Jeff Bridges from the film The Giver is interviewed by Raymond Arroyo. / EWTN.

The new dystopian movie "The Giver" has drawn praise for its deep thematic content on the value of human life, suffering, free will and the dangers of a world that distorts language to do evil.

"We all love to be comfortable," actor Jeff Bridges, one of the movie's leads, told EWTN's The World Over host Raymond Arroyo in an interview broadcast Aug. 14. "The movie asks the questions: 'What are you willing to pay for that comfort? What does that comfort cost?'"

Bridges told Arroyo that he was drawn to the work because of its themes. "It's provocative," he added.

"Hopefully it will have people asking these questions: What am I willing to do just to be comfortable? What is that costing me? Is there any value to the suffering that life has for all of us?"

Bridges plays the title character in "The Giver," based on the 1993 young adult book by Lois Lowry. The movie, which co-stars Meryl Streep, depicts a futuristic society that seems ideal, but is colorless. The society purports to eliminate passions and suffering, as well as past memories, in the name of sameness and harmony.

Bridges' character transmits the community's suppressed memories of its past to Jonas, played by young actor Brenton Thwaites. Thwaites plays the solitary role of a "receiver" of memories who learns the concealed truths about the society he lives in.

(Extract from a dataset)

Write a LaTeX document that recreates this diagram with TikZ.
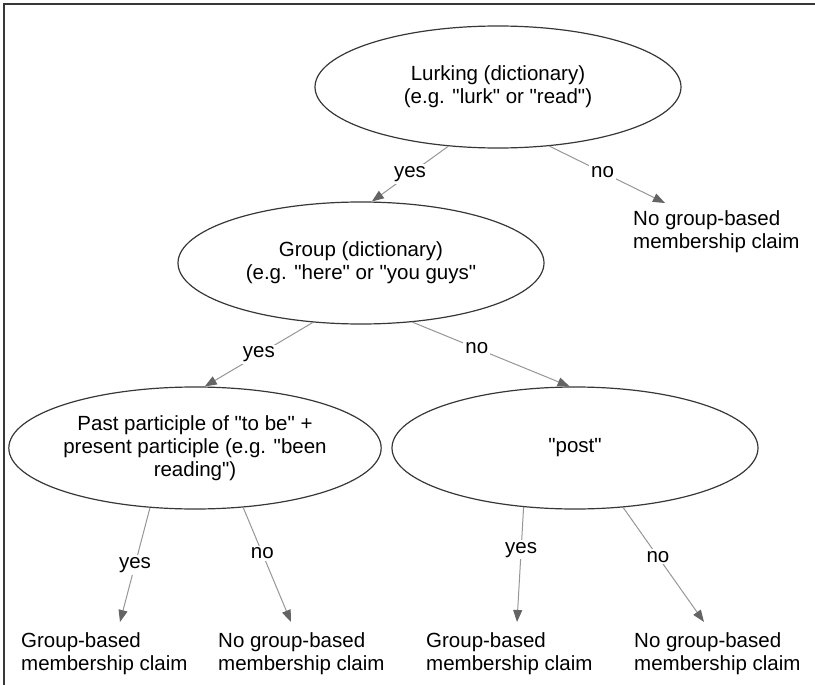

Lowry told Arroyo her vision for the book "was to take a young person to perceive the hypocrisy in the world and to try to do something to change it, to forestall a hideous future, and then put myself in the mind of that young boy."

Michael Flaherty, president of the Walden Media entertainment company and producer of "The Giver," reflected on one line in the movie: "Have faith that is beyond seeing."

Flaherty said faith is "central" and "absolutely everything" to Walden Media films like "The Giver," "The Lion, the Witch and the Wardrobe" and "Charlotte's Web."

"Everything we do is children believing in something and adults telling them that they're crazy," Flaherty said of Walden Media's movies.

In "The Giver," he said, the main character realizes "the way the totalitarian regime kept control over people."

The regime imposed control "because they didn't want people to think that there was an authority that was higher than the government." The regime wanted to prevent belief in "an actual creator outside of the government" who "had endowed these people with free will."

Though the leaders in the world of "The Giver" claim to prevent murder, Flaherty explained, "they just call it by a different name."

Flaherty said the movie's themes resembled those of dystopian writers George Orwell and Adolus Huxley, who saw that language "is one of the greatest weapons in the totalitarian arsenal."

The movie shows what happens when rulers "can pervert the language" and "call something entirely different than what it is"

For instance, the movie depicts people who are called "nurturers" but commit infanticide. "Language is so important. You can call them 'nurturers', but they are still killers," Flaherty reflected.

Arroyo said the movie is "one of the films that strikes the heart and speaks to our time."

"The questions it raises about free will and the preciousness of every human life regardless of what society says are worthy of consideration," he said.